Last edited by PlumbingParamedics; 06-13-2009 at 05:53 PM.
You can lose with me, but you can't win without me!.... PPI
Based on all the great replies, here's what my offer will be next Friday:
$210,000.00 payable in 24 installments. This is based on the first 4 months of '09s net profit extended out 12 months times 2. In other words, he should have 110k in net profit this year and I'll double it.
The "boom years" can't count as income because they were freakish. So far this year, he's doing a pre-boom business.
He has no property, no inventory, no equipment, and 6 year old vans.
Competition like me has amped up our marketing 200% to force the fence-sitting, almost-retired plumbers out. If he doesn't sell, he's going to lose market share because he isn't keeping up with the market.
If he closes his shop, the customers will have to go somewhere like here.
If he sells to his 10 year foreman....well, we've all seen what happens then. I've never seen a happy employee become a successful owner. I doubt any bank will lend 500k for this mom/pop shop, anyway.
What sez youse?
Last edited by Drip Trip; 06-14-2009 at 07:46 PM. Reason: he has no equipment to speak of....
he'll have to be very desperate to go from 500k to 210k.
i doubt he's ready to take a beating down and will just hold out for a closer offer. too much blood sweat and tears to drop it that much to a non employee on those terms.
but who knows. remember that 5- 6 year old vans are not the cost if the business. it's the potential the business has with his current contacts and work force.
you also need a transition period that will allow you to step into his operation and see how he operates his business. you might continue his ways or go your own way and keep the good and dump the bad.

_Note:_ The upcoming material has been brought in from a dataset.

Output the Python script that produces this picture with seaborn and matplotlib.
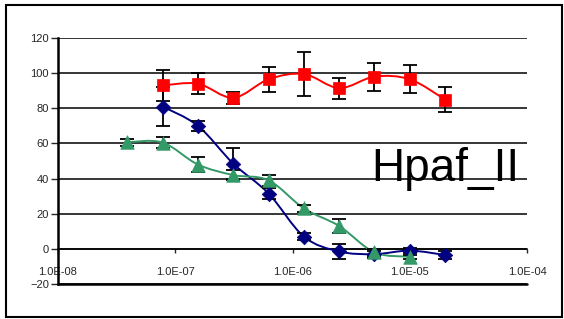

i don't think you can just jump in without his help to get you off the ground unless you're coming from a up and running business that can absorb the smaller operation.

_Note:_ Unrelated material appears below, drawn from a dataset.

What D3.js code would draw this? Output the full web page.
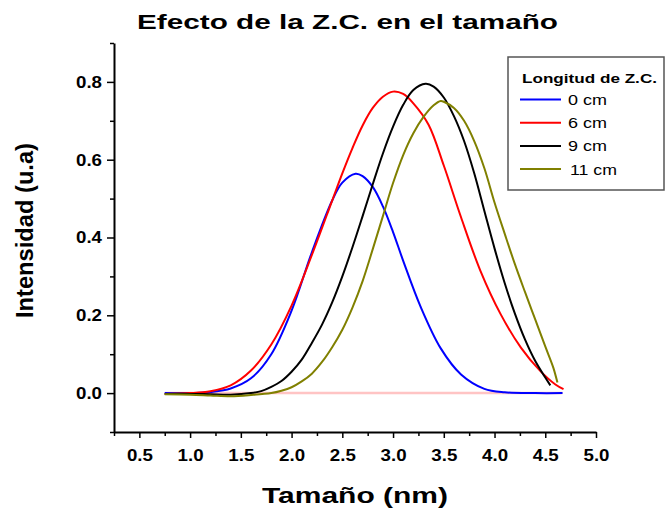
<!DOCTYPE html>
<html>
<head>
<meta charset="utf-8">
<script src="https://cdn.jsdelivr.net/npm/d3@7"></script>
<style>
  body { margin: 0; background: #fff; }
  text { font-family: "Liberation Sans", Arial, sans-serif; }
</style>
</head>
<body>
<div id="chart"></div>
<script>
// Data
const seriesNames = ["0 cm", "6 cm", "9 cm", "11 cm"];

const x0 = [0.75, 1.0, 1.2, 1.4, 1.6, 1.8, 2.0, 2.2, 2.4, 2.5, 2.63, 2.7, 2.8, 2.9, 3.0, 3.1, 3.27, 3.47, 3.67, 3.9, 4.1, 4.4, 4.67];
const y0 = [0.0, 0.0, 0.003, 0.012, 0.038, 0.1, 0.212, 0.362, 0.495, 0.541, 0.564, 0.558, 0.53, 0.48, 0.414, 0.34, 0.223, 0.115, 0.048, 0.011, 0.002, 0.0, 0.0];

const x6 = [0.75, 1.0, 1.2, 1.4, 1.6, 1.8, 2.0, 2.2, 2.4, 2.5, 2.6, 2.7, 2.8, 2.9, 3.0, 3.1, 3.2, 3.35, 3.5, 3.67, 3.86, 4.06, 4.26, 4.45, 4.6, 4.68];
const y6 = [-0.002, 0.0, 0.005, 0.02, 0.058, 0.125, 0.225, 0.355, 0.495, 0.565, 0.63, 0.688, 0.733, 0.762, 0.775, 0.769, 0.745, 0.69, 0.585, 0.452, 0.315, 0.203, 0.117, 0.057, 0.022, 0.01];

const x9 = [0.75, 1.0, 1.2, 1.4, 1.6, 1.7, 1.8, 1.9, 2.0, 2.1, 2.2, 2.3, 2.4, 2.5, 2.6, 2.7, 2.8, 2.9, 3.0, 3.1, 3.2, 3.32, 3.4, 3.5, 3.6, 3.7, 3.8, 3.9, 4.0, 4.1, 4.2, 4.3, 4.4, 4.5, 4.55];
const y9 = [-0.002, -0.002, -0.003, -0.004, 0.0, 0.005, 0.016, 0.031, 0.055, 0.086, 0.129, 0.176, 0.233, 0.3, 0.375, 0.455, 0.537, 0.616, 0.685, 0.741, 0.779, 0.795, 0.788, 0.76, 0.712, 0.648, 0.565, 0.468, 0.372, 0.283, 0.205, 0.138, 0.083, 0.04, 0.02];

const x11 = [0.75, 1.0, 1.2, 1.4, 1.6, 1.8, 1.9, 2.0, 2.1, 2.2, 2.3, 2.4, 2.5, 2.6, 2.7, 2.8, 2.9, 3.0, 3.1, 3.2, 3.3, 3.4, 3.47, 3.5, 3.6, 3.7, 3.8, 3.9, 4.0, 4.1, 4.2, 4.3, 4.4, 4.5, 4.58, 4.62];
const y11 = [-0.003, -0.004, -0.006, -0.008, -0.005, 0.0, 0.006, 0.015, 0.03, 0.05, 0.08, 0.118, 0.163, 0.22, 0.288, 0.37, 0.455, 0.54, 0.612, 0.668, 0.71, 0.74, 0.751, 0.749, 0.733, 0.7, 0.648, 0.578, 0.49, 0.41, 0.332, 0.26, 0.19, 0.12, 0.065, 0.027];

// zero line
const baseX = [0.75, 4.67];
const baseY = [0, 0];

const xTicks = [0.5, 1.0, 1.5, 2.0, 2.5, 3.0, 3.5, 4.0, 4.5, 5.0];
const xMinor = [0.25, 0.75, 1.25, 1.75, 2.25, 2.75, 3.25, 3.75, 4.25, 4.75];
const yTicks = [0.0, 0.2, 0.4, 0.6, 0.8];
const yMinor = [-0.1, 0.1, 0.3, 0.5, 0.7, 0.9];

const colors = ["#0000ff", "#ff0000", "#000000", "#808000"];

const W = 666, H = 510;

const svg = d3.select("#chart")
  .append("svg")
  .attr("width", W)
  .attr("height", H);

// Scales
const x = d3.scaleLinear().domain([0.25, 5.0]).range([114, 596]);
const y = d3.scaleLinear().domain([-0.1, 0.9]).range([432, 43]);

// Title
svg.append("text")
  .attr("x", 137).attr("y", 29)
  .attr("textLength", 421).attr("lengthAdjust", "spacingAndGlyphs")
  .style("font-size", "21px").style("font-weight", "bold")
  .text("Efecto de la Z.C. en el tamaño");

// Minor ticks
svg.append("g")
  .attr("transform", "translate(0,432)")
  .call(d3.axisBottom(x).tickValues(xMinor).tickSize(4).tickFormat(""))
  .call(g => g.select(".domain").remove())
  .selectAll("line").attr("stroke-width", 1.5);

svg.append("g")
  .attr("transform", "translate(114,0)")
  .call(d3.axisLeft(y).tickValues(yMinor).tickSize(4).tickFormat(""))
  .call(g => g.select(".domain").remove())
  .selectAll("line").attr("stroke-width", 1.5);

// X axis
const gx = svg.append("g")
  .attr("transform", "translate(0,432)")
  .call(d3.axisBottom(x).tickValues(xTicks).tickSize(6).tickPadding(11)
    .tickSizeOuter(0).tickFormat(d3.format(".1f")));
gx.select(".domain").attr("stroke-width", 2);
gx.selectAll("line").attr("stroke-width", 1.5);
gx.selectAll("text")
  .attr("textLength", 26).attr("lengthAdjust", "spacingAndGlyphs")
  .style("font-size", "17px").style("font-weight", "bold")
  .style("font-family", "'Liberation Sans', Arial, sans-serif");

// Y axis
const gy = svg.append("g")
  .attr("transform", "translate(114,0)")
  .call(d3.axisLeft(y).tickValues(yTicks).tickSize(7).tickPadding(5)
    .tickSizeOuter(0).tickFormat(d3.format(".1f")));
gy.select(".domain").attr("stroke-width", 2);
gy.selectAll("line").attr("stroke-width", 1.5);
gy.selectAll("text")
  .attr("textLength", 26).attr("lengthAdjust", "spacingAndGlyphs")
  .style("font-size", "17px").style("font-weight", "bold")
  .style("font-family", "'Liberation Sans', Arial, sans-serif");

// Axis labels
svg.append("text")
  .attr("x", 262).attr("y", 503)
  .attr("textLength", 186).attr("lengthAdjust", "spacingAndGlyphs")
  .style("font-size", "22px").style("font-weight", "bold")
  .text("Tamaño (nm)");

svg.append("text")
  .attr("transform", "translate(33,318) rotate(-90)")
  .attr("textLength", 175).attr("lengthAdjust", "spacingAndGlyphs")
  .style("font-size", "23px").style("font-weight", "bold")
  .text("Intensidad (u.a)");

// Lines
const line = d3.line()
  .x(d => x(d[0]))
  .y(d => y(d[1]))
  .curve(d3.curveCatmullRom.alpha(0.5));

svg.append("path")
  .datum(d3.zip(baseX, baseY))
  .attr("fill", "none")
  .attr("stroke", "#ffc4c4")
  .attr("stroke-width", 2.5)
  .attr("d", line);

const seriesX = [x0, x6, x9, x11];
const seriesY = [y0, y6, y9, y11];

seriesNames.forEach((name, i) => {
  svg.append("path")
    .datum(d3.zip(seriesX[i], seriesY[i]))
    .attr("fill", "none")
    .attr("stroke", colors[i])
    .attr("stroke-width", 2)
    .attr("d", line);
});

// Legend
const legend = svg.append("g");
legend.append("rect")
  .attr("x", 508).attr("y", 57)
  .attr("width", 156).attr("height", 133)
  .attr("fill", "#fff")
  .attr("stroke", "#555")
  .attr("stroke-width", 1.5);

legend.append("text")
  .attr("x", 522).attr("y", 83)
  .attr("textLength", 135).attr("lengthAdjust", "spacingAndGlyphs")
  .style("font-size", "12.5px").style("font-weight", "bold")
  .text("Longitud de Z.C.");

seriesNames.forEach((name, i) => {
  const ly = 99.5 + i * 23.2;
  legend.append("line")
    .attr("x1", 520).attr("x2", 561)
    .attr("y1", ly).attr("y2", ly)
    .attr("stroke", colors[i])
    .attr("stroke-width", 2);
  legend.append("text")
    .attr("x", i === 3 ? 570 : 568).attr("y", ly + 5.5)
    .attr("textLength", i === 3 ? 47 : 39).attr("lengthAdjust", "spacingAndGlyphs")
    .style("font-size", "14px")
    .text(name);
});
</script>
</body>
</html>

still think 210k is an offer he's not going to want to discuss.
10% net profit on 800K
borrowing 80% at 6.25% for 10 yrs
at 500K selling price: monthly payment of $4491.20, totaling $53,892.00 per year.
take that out of the 10% on 800K. Doesn't leave much left over.
A little more to it than that, but find a online loan calculator and play with the numbers and see what you think.
If he was to auction off the assets, (trucks, tools, inventory, etc) you can figure roughly $.30 on the dollar +/-. He would disagree with that number for sure (I wouldn't like it either). Maybe $.50 is more realistic, IDK.
My opinion and my opinion only: 500K is WAY too much. 210,000 might be too high also, IDK.
I don't think a customer list is worth much.
I'm sure some will disagree, but that's my story.
Last edited by lmpg; 06-15-2009 at 04:59 PM.
naaaaaah. I'm going to offer 3 cows and a bale of hay, delivered.
Property and equipment is the best collateral and would prove that its a thriving business. It well may be thriving, but not in a sellable type form, that's for sure. Can you imagine taking this offer to a bank? The loan officer would laugh his little banker's butt off.
Maybe 2 cows and a dumb cat and that's final.
Just a couple of quick questions. Does the owner of the company have his/her name as the company name? Will you be changing the company name? How many of these phone numbers are numbers of the owner’s family and friends? How will the customers react to the new ownership?
Since there are no assets (those trucks barley qualify as assets) and the only value of this company seems to be the phone numbers, it sounds like you need to know more about the owner’s relationship with the customers.
Local services are all about relationships and I would bet that half of those phone numbers will be useless because of the change of ownership.
I offered 1,500.00 for the phone numbers. He turned it down and I'm fine with it.
There are some companies around here that I would go to any lengths to acquire, but this ain't one of them and the others aren't for sale.